— Material —

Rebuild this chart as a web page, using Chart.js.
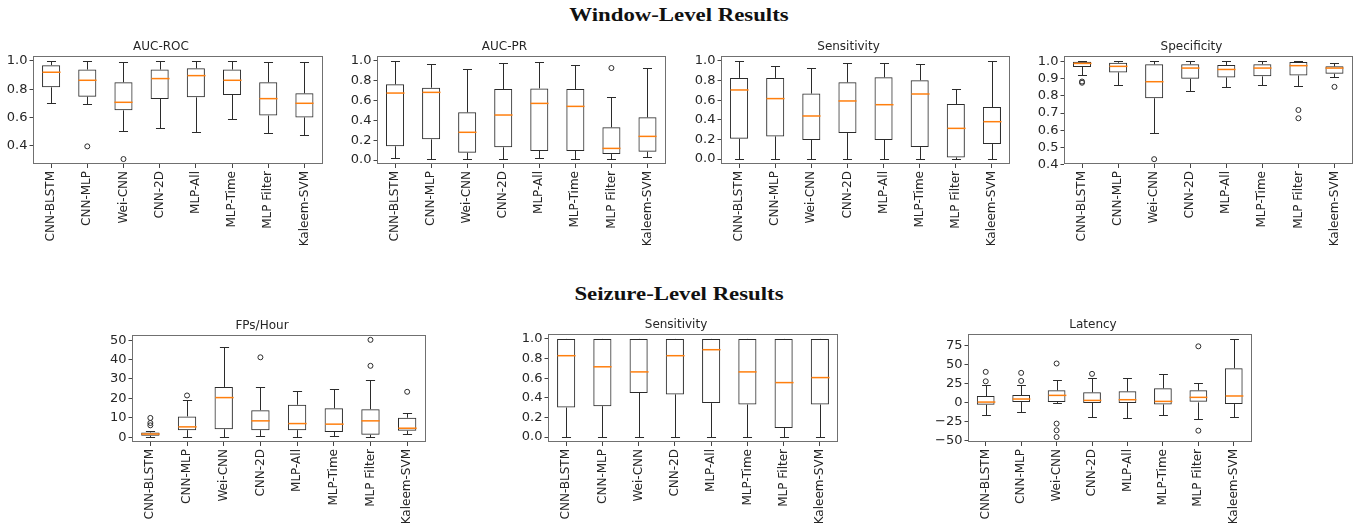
<!DOCTYPE html>
<html>
<head>
<meta charset="utf-8">
<title>Window-Level and Seizure-Level Results</title>
<script src="https://cdn.jsdelivr.net/npm/chart.js@4.4.0/dist/chart.umd.min.js"></script>
<style>
  html, body { margin: 0; padding: 0; background: #fff; }
  #page { position: relative; width: 1358px; height: 527px; overflow: hidden; background: #fff; }
  .sup {
    position: absolute;
    font-family: "Liberation Serif", serif;
    font-weight: bold;
    font-size: 19px;
    color: #111;
    white-space: nowrap;
    transform: translate(-50%, -50%) scaleX(1.2);
  }
  canvas { position: absolute; }
</style>
</head>
<body>
<div id="page">
  <div class="sup" style="left:679px; top:15px;">Window-Level Results</div>
  <div class="sup" style="left:679px; top:294px;">Seizure-Level Results</div>
</div>
<script>
// ---- models compared in every panel ----
const models = ['CNN-BLSTM', 'CNN-MLP', 'Wei-CNN', 'CNN-2D', 'MLP-All', 'MLP-Time', 'MLP Filter', 'Kaleem-SVM'];

// ---- Window-level AUC-ROC ----
const rocLow  = [0.700, 0.695, 0.505, 0.525, 0.500, 0.590, 0.490, 0.475];
const rocQ1   = [0.813, 0.747, 0.650, 0.731, 0.742, 0.759, 0.613, 0.600];
const rocMed  = [0.920, 0.863, 0.707, 0.875, 0.896, 0.863, 0.733, 0.700];
const rocQ3   = [0.970, 0.939, 0.849, 0.939, 0.948, 0.939, 0.849, 0.771];
const rocHigh = [1.000, 1.000, 0.993, 1.000, 1.000, 1.000, 0.993, 0.993];
const rocOut  = [[], [0.395], [0.305], [], [], [], [], []];
const rocTicks = [0.4, 0.6, 0.8, 1.0];
const rocTickLabels = ['0.4', '0.6', '0.8', '1.0'];

// ---- Window-level AUC-PR ----
const prLow  = [0.017, 0.010, 0.010, 0.010, 0.020, 0.010, 0.010, 0.027];
const prQ1   = [0.138, 0.208, 0.074, 0.128, 0.091, 0.091, 0.060, 0.084];
const prMed  = [0.674, 0.681, 0.279, 0.453, 0.570, 0.540, 0.117, 0.238];
const prQ3   = [0.762, 0.728, 0.480, 0.715, 0.721, 0.715, 0.329, 0.430];
const prHigh = [0.993, 0.970, 0.916, 0.977, 0.983, 0.956, 0.638, 0.930];
const prOut  = [[], [], [], [], [], [], [0.926], []];
const unitTicks = [0, 0.2, 0.4, 0.6, 0.8, 1.0];
const unitTickLabels = ['0.0', '0.2', '0.4', '0.6', '0.8', '1.0'];

// ---- Window-level Sensitivity ----
const wsLow  = [0, 0, 0, 0, 0, 0, 0.005, 0];
const wsQ1   = [0.207, 0.231, 0.194, 0.265, 0.194, 0.122, 0.017, 0.153];
const wsMed  = [0.704, 0.616, 0.439, 0.592, 0.554, 0.663, 0.313, 0.381];
const wsQ3   = [0.827, 0.827, 0.667, 0.782, 0.833, 0.803, 0.561, 0.531];
const wsHigh = [1.000, 0.946, 0.929, 0.983, 0.983, 0.969, 0.711, 1.000];
const wsOut  = [[], [], [], [], [], [], [], []];

// ---- Window-level Specificity ----
const spLow  = [0.922, 0.864, 0.583, 0.827, 0.854, 0.864, 0.858, 0.907];
const spQ1   = [0.967, 0.936, 0.786, 0.899, 0.907, 0.913, 0.918, 0.928];
const spMed  = [0.988, 0.971, 0.882, 0.961, 0.953, 0.961, 0.975, 0.961];
const spQ3   = [0.998, 0.992, 0.983, 0.983, 0.979, 0.983, 0.996, 0.971];
const spHigh = [1.000, 1.000, 1.000, 1.000, 1.000, 1.000, 1.000, 0.988];
const spOut  = [[0.883, 0.876], [], [0.433], [], [], [], [0.718, 0.670], [0.852]];
const spTicks = [0.4, 0.5, 0.6, 0.7, 0.8, 0.9, 1.0];
const spTickLabels = ['0.4', '0.5', '0.6', '0.7', '0.8', '0.9', '1.0'];

// ---- Seizure-level FPs/Hour ----
const fpLow  = [0, 0, 0, 0.5, 0, 0.7, 0, 1.4];
const fpQ1   = [0.7, 3.6, 4.1, 3.6, 3.6, 2.7, 1.2, 3.3];
const fpMed  = [1.6, 5.3, 20.4, 8.4, 7.0, 6.7, 8.4, 4.6];
const fpQ3   = [2.4, 10.7, 25.9, 13.9, 16.7, 14.9, 14.4, 10.0];
const fpHigh = [3.1, 19.4, 46.6, 25.9, 23.9, 24.9, 29.7, 12.2];
const fpOut  = [[9.9, 7.3, 6.1], [21.5], [], [41.2], [], [], [50.2, 36.8], [23.4]];
const fpTicks = [0, 10, 20, 30, 40, 50];
const fpTickLabels = ['0', '10', '20', '30', '40', '50'];

// ---- Seizure-level Sensitivity ----
const ssLow  = [0, 0, 0, 0, 0, 0, 0, 0];
const ssQ1   = [0.301, 0.315, 0.449, 0.435, 0.346, 0.332, 0.092, 0.332];
const ssMed  = [0.829, 0.716, 0.664, 0.829, 0.890, 0.664, 0.555, 0.606];
const ssQ3   = [1, 1, 1, 1, 1, 1, 1, 1];
const ssHigh = [1, 1, 1, 1, 1, 1, 1, 1];
const ssOut  = [[], [], [], [], [], [], [], []];

// ---- Seizure-level Latency ----
const latLow  = [-17.2, -12.4, -0.9, -19.1, -20.8, -16.9, -21.7, -19.1];
const latQ1   = [-3.1, 0.4, 0.4, -0.9, -0.9, -2.7, 0.0, -2.2];
const latMed  = [0.4, 4.4, 9.2, 2.6, 3.5, 1.3, 6.6, 8.4];
const latQ3   = [8.4, 9.6, 15.8, 13.2, 14.5, 18.5, 15.8, 45.0];
const latHigh = [22.6, 22.6, 29.5, 32.6, 31.7, 37.0, 25.5, 83.4];
const latOut  = [[27.7, 40.1], [28.2, 38.8], [51.1, -27.9, -36.7, -45.6], [37.5], [], [], [73.7, -37.2], []];
const latTicks = [-50, -25, 0, 25, 50, 75];
const latTickLabels = ['\u221250', '\u221225', '0', '25', '50', '75'];

// ---- panel layout: plot frame [left, top, right, bottom] and y range ----
const panels = [
  { title: 'AUC-ROC',     frame: [33, 56, 323, 164],    yRange: [0.27, 1.035],  ticks: rocTicks,  tickLabels: rocTickLabels,  s: [rocLow, rocQ1, rocMed, rocQ3, rocHigh, rocOut] },
  { title: 'AUC-PR',      frame: [377, 56, 666, 164],   yRange: [-0.04, 1.047], ticks: unitTicks, tickLabels: unitTickLabels, s: [prLow, prQ1, prMed, prQ3, prHigh, prOut] },
  { title: 'Sensitivity', frame: [721, 56, 1010, 164],  yRange: [-0.05, 1.05],  ticks: unitTicks, tickLabels: unitTickLabels, s: [wsLow, wsQ1, wsMed, wsQ3, wsHigh, wsOut] },
  { title: 'Specificity', frame: [1064, 56, 1353, 164], yRange: [0.405, 1.031], ticks: spTicks,   tickLabels: spTickLabels,   s: [spLow, spQ1, spMed, spQ3, spHigh, spOut] },
  { title: 'FPs/Hour',    frame: [132, 335, 426, 442],  yRange: [-2.51, 52.7],  ticks: fpTicks,   tickLabels: fpTickLabels,   s: [fpLow, fpQ1, fpMed, fpQ3, fpHigh, fpOut] },
  { title: 'Sensitivity', frame: [548, 334, 838, 442],  yRange: [-0.05, 1.05],  ticks: unitTicks, tickLabels: unitTickLabels, s: [ssLow, ssQ1, ssMed, ssQ3, ssHigh, ssOut] },
  { title: 'Latency',     frame: [968, 334, 1252, 442], yRange: [-52.1, 89.9],  ticks: latTicks,  tickLabels: latTickLabels,  s: [latLow, latQ1, latMed, latQ3, latHigh, latOut] }
];

const INK = '#2b2b2b';
const FRAME = '#707070';
const MEDIAN = '#ff7f0e';

Chart.defaults.font.family = '"DejaVu Sans", sans-serif';
Chart.defaults.color = '#262626';

// whiskers, caps, medians and the axes frame, drawn through the chart's own scales
const boxDecor = {
  id: 'boxDecor',
  afterDatasetsDraw(chart, args, opts) {
    const [lo, q1, med, q3, hi] = opts.stats;
    const xs = chart.scales.x, ys = chart.scales.y, ctx = chart.ctx;
    const bars = chart.getDatasetMeta(0).data;
    ctx.save();
    const snap = v => Math.round(v) + 0.5;
    const seg = (x1, y1, x2, y2) => { ctx.beginPath(); ctx.moveTo(x1, y1); ctx.lineTo(x2, y2); ctx.stroke(); };
    models.forEach((m, i) => {
      const cx = snap(xs.getPixelForValue(i));
      const half = bars[i].width / 2;
      const cap = half / 2;
      const yLo = snap(ys.getPixelForValue(lo[i]));
      const yQ1 = ys.getPixelForValue(q1[i]);
      const yQ3 = ys.getPixelForValue(q3[i]);
      const yHi = snap(ys.getPixelForValue(hi[i]));
      ctx.strokeStyle = INK;
      ctx.lineWidth = 1;
      seg(cx, yQ1, cx, yLo);
      seg(cx, yQ3, cx, yHi);
      seg(cx - cap, yLo, cx + cap, yLo);
      seg(cx - cap, yHi, cx + cap, yHi);
      ctx.strokeStyle = MEDIAN;
      ctx.lineWidth = 1.5;
      const yMed = ys.getPixelForValue(med[i]);
      seg(cx - half, yMed, cx + half, yMed);
    });
    const a = chart.chartArea;
    ctx.strokeStyle = FRAME;
    ctx.lineWidth = 1;
    ctx.strokeRect(Math.round(a.left) + 0.5, Math.round(a.top) + 0.5,
                   Math.round(a.right - a.left) - 1, Math.round(a.bottom - a.top) - 1);
    ctx.restore();
  }
};

const page = document.getElementById('page');
const PAD_L = 34, PAD_T = 16, PAD_R = 3, PAD_B = 92;

panels.forEach(p => {
  const [x0, y0, x1, y1] = p.frame;
  const [lo, q1, med, q3, hi, out] = p.s;
  const w = x1 - x0 + PAD_L + PAD_R;
  const h = y1 - y0 + PAD_T + PAD_B;
  const cv = document.createElement('canvas');
  cv.width = w; cv.height = h;
  cv.style.width = w + 'px'; cv.style.height = h + 'px';
  cv.style.left = (x0 - PAD_L) + 'px';
  cv.style.top = (y0 - PAD_T) + 'px';
  page.appendChild(cv);

  const fliers = [];
  out.forEach((vals, i) => vals.forEach(v => fliers.push({ x: models[i], y: v })));

  new Chart(cv, {
    type: 'bar',
    data: {
      labels: models,
      datasets: [
        {
          type: 'bar',
          data: models.map((m, i) => [q1[i], q3[i]]),
          backgroundColor: 'rgba(255,255,255,0)',
          borderColor: INK,
          borderWidth: 1,
          borderSkipped: false,
          barPercentage: 0.5,
          categoryPercentage: 1,
          grouped: false
        },
        {
          type: 'line',
          data: fliers,
          showLine: false,
          pointStyle: 'circle',
          pointRadius: 2.5,
          pointBorderWidth: 1,
          pointBorderColor: INK,
          pointBackgroundColor: 'rgba(255,255,255,0)',
          pointHoverRadius: 2.5
        }
      ]
    },
    options: {
      responsive: false,
      animation: false,
      events: [],
      layout: { padding: { left: 0, top: 0, right: PAD_R, bottom: 0 } },
      plugins: {
        legend: { display: false },
        tooltip: { enabled: false },
        title: {
          display: true,
          text: p.title,
          color: '#262626',
          font: { size: 12, weight: 'normal', lineHeight: 1.2 },
          padding: { top: 0, bottom: PAD_T - 14.4 }
        },
        boxDecor: { stats: [lo, q1, med, q3, hi] }
      },
      scales: {
        x: {
          type: 'category',
          offset: true,
          grid: { display: true, offset: false, drawOnChartArea: false, drawTicks: true, tickLength: 4, color: '#444', tickWidth: 1 },
          border: { display: false },
          ticks: { autoSkip: false, minRotation: 90, maxRotation: 90, padding: 3, font: { size: 12 }, color: '#262626' },
          afterFit(scale) { scale.height = PAD_B; }
        },
        y: {
          type: 'linear',
          min: p.yRange[0],
          max: p.yRange[1],
          grid: { display: true, drawOnChartArea: false, drawTicks: true, tickLength: 3.5, color: '#444', tickWidth: 1 },
          border: { display: false },
          afterBuildTicks(scale) { scale.ticks = p.ticks.map(v => ({ value: v })); },
          ticks: {
            autoSkip: false,
            padding: 2,
            font: { size: 13 },
            color: '#262626',
            callback: (v, i) => p.tickLabels[i]
          },
          afterFit(scale) { scale.width = PAD_L; }
        }
      }
    },
    plugins: [boxDecor]
  });
});
</script>
</body>
</html>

— Work required —
Pictures are excluded: retype only the lines from the beginning of the listing above through the line with "const rocTickLabels = ['0.4', '0.6', '0.8', '1.0'];", both included.

— Solution to this problem —
Rebuild this chart as a web page, using Chart.js.
<!DOCTYPE html>
<html>
<head>
<meta charset="utf-8">
<title>Window-Level and Seizure-Level Results</title>
<script src="https://cdn.jsdelivr.net/npm/chart.js@4.4.0/dist/chart.umd.min.js"></script>
<style>
  html, body { margin: 0; padding: 0; background: #fff; }
  #page { position: relative; width: 1358px; height: 527px; overflow: hidden; background: #fff; }
  .sup {
    position: absolute;
    font-family: "Liberation Serif", serif;
    font-weight: bold;
    font-size: 19px;
    color: #111;
    white-space: nowrap;
    transform: translate(-50%, -50%) scaleX(1.2);
  }
  canvas { position: absolute; }
</style>
</head>
<body>
<div id="page">
  <div class="sup" style="left:679px; top:15px;">Window-Level Results</div>
  <div class="sup" style="left:679px; top:294px;">Seizure-Level Results</div>
</div>
<script>
// ---- models compared in every panel ----
const models = ['CNN-BLSTM', 'CNN-MLP', 'Wei-CNN', 'CNN-2D', 'MLP-All', 'MLP-Time', 'MLP Filter', 'Kaleem-SVM'];

// ---- Window-level AUC-ROC ----
const rocLow  = [0.700, 0.695, 0.505, 0.525, 0.500, 0.590, 0.490, 0.475];
const rocQ1   = [0.813, 0.747, 0.650, 0.731, 0.742, 0.759, 0.613, 0.600];
const rocMed  = [0.920, 0.863, 0.707, 0.875, 0.896, 0.863, 0.733, 0.700];
const rocQ3   = [0.970, 0.939, 0.849, 0.939, 0.948, 0.939, 0.849, 0.771];
const rocHigh = [1.000, 1.000, 0.993, 1.000, 1.000, 1.000, 0.993, 0.993];
const rocOut  = [[], [0.395], [0.305], [], [], [], [], []];
const rocTicks = [0.4, 0.6, 0.8, 1.0];
const rocTickLabels = ['0.4', '0.6', '0.8', '1.0'];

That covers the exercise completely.